Photo credit: Patrick Weishampel/blankeye.tv
A grand piano and four huge gilded picture frames are the only props that Mona Golabek needed in order to tell the poignant, bittersweet but uplifting story of her mother’s flight from the stranglehold of Nazi-crazed Vienna to freedom in London and the solace that she found in music. Over the course of 90 minutes, Golabek delivered “The Pianist of Willesden Lane” with genuine, heartfelt emotion that connected immediately with the audience at Portland Center Stage on Friday evening (April 15). The production was directed by Hershey Felder, who adapted it for the stage from “The Children of Willesden Lane,” which was written by Golabek and Lee Cohen.

Being a classically trained pianist, Golabek interlaced her mother’s story with piano pieces that her mother had played. Stepping up to the Steinway Grand that was placed on a raised platform in the center of the stage and playing with authority, Golabek performed snippets of Debussy, Beethoven, Chopin, Rachmaninoff, Scriabin, Bach, and Grieg.
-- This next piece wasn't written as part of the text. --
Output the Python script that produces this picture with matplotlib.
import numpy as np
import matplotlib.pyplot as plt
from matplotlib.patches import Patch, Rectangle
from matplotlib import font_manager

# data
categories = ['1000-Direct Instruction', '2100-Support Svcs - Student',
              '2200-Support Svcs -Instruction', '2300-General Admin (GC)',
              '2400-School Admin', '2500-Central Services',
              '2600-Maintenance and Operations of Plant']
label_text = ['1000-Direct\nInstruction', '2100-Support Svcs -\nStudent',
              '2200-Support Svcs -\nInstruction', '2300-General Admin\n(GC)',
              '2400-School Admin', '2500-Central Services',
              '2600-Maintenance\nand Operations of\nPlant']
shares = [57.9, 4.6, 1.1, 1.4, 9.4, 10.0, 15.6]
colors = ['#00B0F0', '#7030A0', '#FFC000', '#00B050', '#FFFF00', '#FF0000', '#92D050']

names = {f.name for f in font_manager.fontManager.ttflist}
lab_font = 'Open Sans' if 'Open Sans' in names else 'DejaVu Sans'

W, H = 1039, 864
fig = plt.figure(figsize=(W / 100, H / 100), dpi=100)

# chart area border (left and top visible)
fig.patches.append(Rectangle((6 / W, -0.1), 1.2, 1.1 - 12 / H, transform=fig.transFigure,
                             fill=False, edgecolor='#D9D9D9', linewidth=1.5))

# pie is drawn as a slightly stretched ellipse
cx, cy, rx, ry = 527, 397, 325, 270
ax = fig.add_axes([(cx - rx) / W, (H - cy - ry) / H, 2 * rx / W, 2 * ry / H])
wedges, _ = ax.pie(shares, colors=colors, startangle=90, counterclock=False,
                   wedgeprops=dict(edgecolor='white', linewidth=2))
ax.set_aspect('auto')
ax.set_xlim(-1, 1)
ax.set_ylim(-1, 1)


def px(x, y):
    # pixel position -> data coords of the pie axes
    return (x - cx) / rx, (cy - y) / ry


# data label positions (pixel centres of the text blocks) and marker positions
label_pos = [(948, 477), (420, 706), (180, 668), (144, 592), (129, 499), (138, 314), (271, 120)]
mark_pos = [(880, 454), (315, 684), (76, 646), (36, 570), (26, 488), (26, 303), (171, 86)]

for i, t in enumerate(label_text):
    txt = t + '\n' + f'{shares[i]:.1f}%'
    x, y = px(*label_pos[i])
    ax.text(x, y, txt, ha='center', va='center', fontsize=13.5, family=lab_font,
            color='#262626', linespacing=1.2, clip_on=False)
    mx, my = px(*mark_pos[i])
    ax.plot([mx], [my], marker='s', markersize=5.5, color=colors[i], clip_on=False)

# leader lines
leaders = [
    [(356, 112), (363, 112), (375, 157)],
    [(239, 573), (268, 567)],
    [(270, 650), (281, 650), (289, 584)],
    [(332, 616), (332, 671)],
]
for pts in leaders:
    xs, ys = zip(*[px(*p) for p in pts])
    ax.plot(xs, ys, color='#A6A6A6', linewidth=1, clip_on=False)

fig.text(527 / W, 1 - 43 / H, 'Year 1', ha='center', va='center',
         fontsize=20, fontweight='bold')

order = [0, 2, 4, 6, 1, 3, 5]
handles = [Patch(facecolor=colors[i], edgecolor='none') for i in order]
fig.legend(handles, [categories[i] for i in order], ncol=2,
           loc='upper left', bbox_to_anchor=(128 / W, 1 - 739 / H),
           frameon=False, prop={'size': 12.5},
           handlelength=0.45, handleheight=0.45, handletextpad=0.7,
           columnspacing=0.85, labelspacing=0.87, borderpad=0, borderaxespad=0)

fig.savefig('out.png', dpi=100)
Photographic images and historic film footage effectively underscored various points of the story, helping the story to move along at a steady pace. The story resonated even more, because of Golabek’s uncanny channeling of her mother and her ability to modulate her voice to portray various characters.

The story began in 1938 in Vienna, Austria where Golabek’s mother, Lisa Jura, lived with her parents and two sisters. While Vienna descended into the madness of Nazi-inspired control, 14-year-old Jura’s world revolved around her piano lessons and the dream of playing Grieg’s Piano Concerto in the Musikverein – the gilded concert hall that is the home of the Vienna Philharmonic. But Jura’s father, after losing most of his income because of the abusive laws against Jews, turned to gambling. On Kristallnacht, he returned home from an evening of gambling – beaten up but still in possession of a ticket that would allow one of his children to go on the Kindertransport to Great Britain. That ticket was given to Lisa.
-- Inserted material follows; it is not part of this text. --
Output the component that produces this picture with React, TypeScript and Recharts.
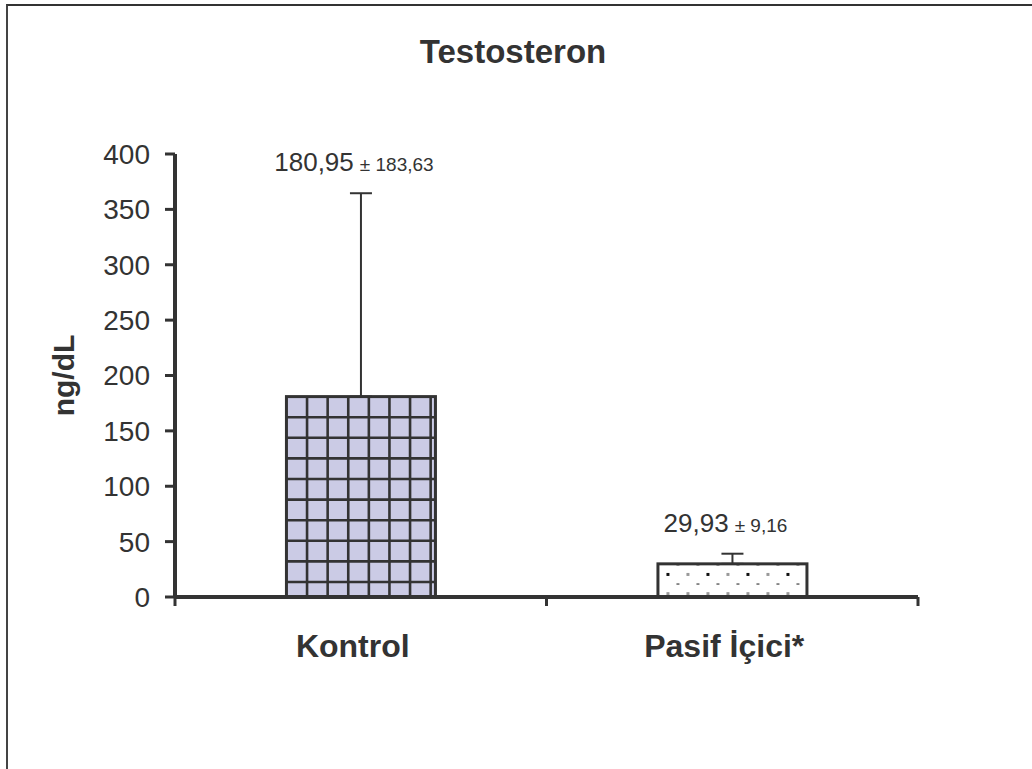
import React from 'react';
import { BarChart, Bar, XAxis, YAxis, ErrorBar, LabelList, Label } from 'recharts';

const categories = ['Kontrol', 'Pasif İçici*'];
const means = [180.95, 29.93];
const sds = [183.63, 9.16];
const meanLabels = ['180,95', '29,93'];
const sdLabels = ['± 183,63', '± 9,16'];
const yTicks = [0, 50, 100, 150, 200, 250, 300, 350, 400];
const titleText = 'Testosteron';
const yTitle = 'ng/dL';

const data = categories.map((name, i) => ({ name, mean: means[i], err: [0, sds[i]] }));

const FONT = '"Liberation Sans", Arial, Helvetica, sans-serif';
const INK = '#333333';

const GridBar = ({ x, y, width, height }: any) => {
  const cell = 20.6;
  const vs: number[] = [];
  for (let cx = x + cell; cx < x + width - 2; cx += cell) vs.push(cx);
  const hs: number[] = [];
  for (let cy = y + cell; cy < y + height - 2; cy += cell) hs.push(cy);
  return (
    <g>
      <rect x={x} y={y} width={width} height={height} fill="#CBCBE5" />
      {vs.map((cx, i) => (
        <line key={'v' + i} x1={cx} x2={cx} y1={y} y2={y + height} stroke={INK} strokeWidth={2.6} />
      ))}
      {hs.map((cy, i) => (
        <line key={'h' + i} x1={x} x2={x + width} y1={cy} y2={cy} stroke={INK} strokeWidth={2.6} />
      ))}
      <rect x={x} y={y} width={width} height={height} fill="none" stroke={INK} strokeWidth={3} />
    </g>
  );
};

const DotBar = ({ x, y, width, height }: any) => {
  const dots: React.ReactNode[] = [];
  let r = 0;
  for (let cy = y + 1; cy < y + height - 1; cy += 9.6) {
    const start = r % 2 === 0 ? 20 : 10;
    let j = 0;
    for (let cx = x + start; cx < x + width - 4; cx += 20) {
      let fill = '#aaa';
      let w = 2;
      let h = 2;
      if (r % 4 === 1) {
        fill = j % 2 === 0 ? '#111' : '#999';
        w = 3;
        h = 3;
      } else if (r % 4 === 3) {
        fill = '#999';
        w = 3;
        h = 3;
      } else {
        fill = '#666';
        w = 3;
        h = 1.5;
      }
      dots.push(<rect key={r + '-' + j} x={cx - w / 2} y={cy - h / 2} width={w} height={h} fill={fill} />);
      j++;
    }
    r++;
  }
  return (
    <g>
      <rect x={x} y={y} width={width} height={height} fill="#ffffff" />
      {dots}
      <rect x={x} y={y} width={width} height={height} fill="none" stroke={INK} strokeWidth={3} />
    </g>
  );
};

const BarShape = (props: any) => (props.index === 0 ? <GridBar {...props} /> : <DotBar {...props} />);

const renderValueLabel = (props: any) => {
  const { x, y, width, height, index } = props;
  const nx = Number(x), ny = Number(y), nw = Number(width), nh = Number(height);
  const top = ny - (sds[index] * nh) / means[index];
  return (
    <text x={nx + nw / 2 - 7} y={top - 22} textAnchor="middle" fill={INK} fontFamily={FONT}>
      <tspan fontSize={26}>{meanLabels[index]}</tspan>
      <tspan fontSize={19} dx={6}>{sdLabels[index]}</tspan>
    </text>
  );
};

const XTick = (props: any) => {
  const { x, y, payload, index, visibleTicksCount } = props;
  const off = payload && payload.offset ? payload.offset : 0;
  const last = index === (visibleTicksCount ?? categories.length) - 1;
  return (
    <g>
      <line x1={x - off} x2={x - off} y1={y - 9} y2={y} stroke={INK} strokeWidth={3} />
      {last && <line x1={x + off} x2={x + off} y1={y - 9} y2={y} stroke={INK} strokeWidth={3} />}
      <text x={x - 8} y={y + 51} textAnchor="middle" fill={INK} fontFamily={FONT} fontWeight="bold" fontSize={32}>
        {payload.value}
      </text>
    </g>
  );
};

export default function App() {
  return (
    <div style={{ position: 'absolute', left: 0, top: 0, width: 1032, height: 769, background: '#fff', overflow: 'hidden' }}>
      <div
        style={{
          position: 'absolute',
          left: 6,
          top: 4,
          right: -10,
          bottom: -10,
          borderTop: '2px solid #333',
          borderLeft: '2px solid #444',
        }}
      />
      <div
        style={{
          position: 'absolute',
          left: 0,
          top: 33,
          width: 1026,
          textAlign: 'center',
          fontFamily: FONT,
          fontWeight: 'bold',
          fontSize: 33,
          color: INK,
          lineHeight: '38px',
        }}
      >
        {titleText}
      </div>
      <div style={{ position: 'absolute', left: 0, top: 0 }}>
        <BarChart
          width={1032}
          height={769}
          data={data}
          margin={{ top: 154, right: 114, bottom: 112, left: 95 }}
          barCategoryGap="30%"
        >
          <XAxis
            dataKey="name"
            axisLine={{ stroke: INK, strokeWidth: 4 }}
            tickLine={false}
            tickSize={9}
            tickMargin={0}
            height={60}
            interval={0}
            tick={<XTick />}
          />
          <YAxis
            type="number"
            domain={[0, 400]}
            ticks={yTicks}
            interval={0}
            width={80}
            axisLine={{ stroke: INK, strokeWidth: 4 }}
            tickLine={{ stroke: INK, strokeWidth: 3 }}
            tickSize={10}
            tickMargin={15}
            tick={{ fill: INK, fontSize: 28, fontFamily: FONT }}
          >
            <Label
              content={({ viewBox }: any) => {
                const cx = viewBox.x - 32;
                const cy = viewBox.y + viewBox.height / 2;
                return (
                  <text
                    x={cx}
                    y={cy}
                    transform={`rotate(-90 ${cx} ${cy})`}
                    textAnchor="middle"
                    dominantBaseline="central"
                    fill={INK}
                    fontFamily={FONT}
                    fontWeight="bold"
                    fontSize={30}
                  >
                    {yTitle}
                  </text>
                );
              }}
            />
          </YAxis>
          <Bar dataKey="mean" isAnimationActive={false} shape={BarShape}>
            <ErrorBar dataKey="err" direction="y" width={11} stroke={INK} strokeWidth={2} />
            <LabelList dataKey="mean" content={renderValueLabel} />
          </Bar>
        </BarChart>
      </div>
    </div>
  );
}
After she got to London, Jura’s worries were not over, but she preserved, living with other children from the Kindertransport in home on Willesden Lane that is run by a stern Mrs. Cohen and working as a seamstress in a factory to make clothing for the British troops. She also kept playing the piano, and was at the keyboard when German bombs fell on her home. She miraculously survived the bombing and later qualified for a scholarship to study piano at the Royal Academy of Music. Her teachers found her a job playing in the lobby of a hotel that served as the temporary quarters for soldiers. It is there that she was introduced to a French officer who later became her husband after the war. And yes, as part of her graduation, Jura plays the Grieg Piano Concerto.

Golabek’s storytelling was riveting but it never became melodramatic – even when relating moments of extreme loss and pain. She terrifically evoked scenes of Vienna in those bygone years and of London during the war, including the music that her mother knew so well and clung to in a desperate way that helped her endure the chaos and loss.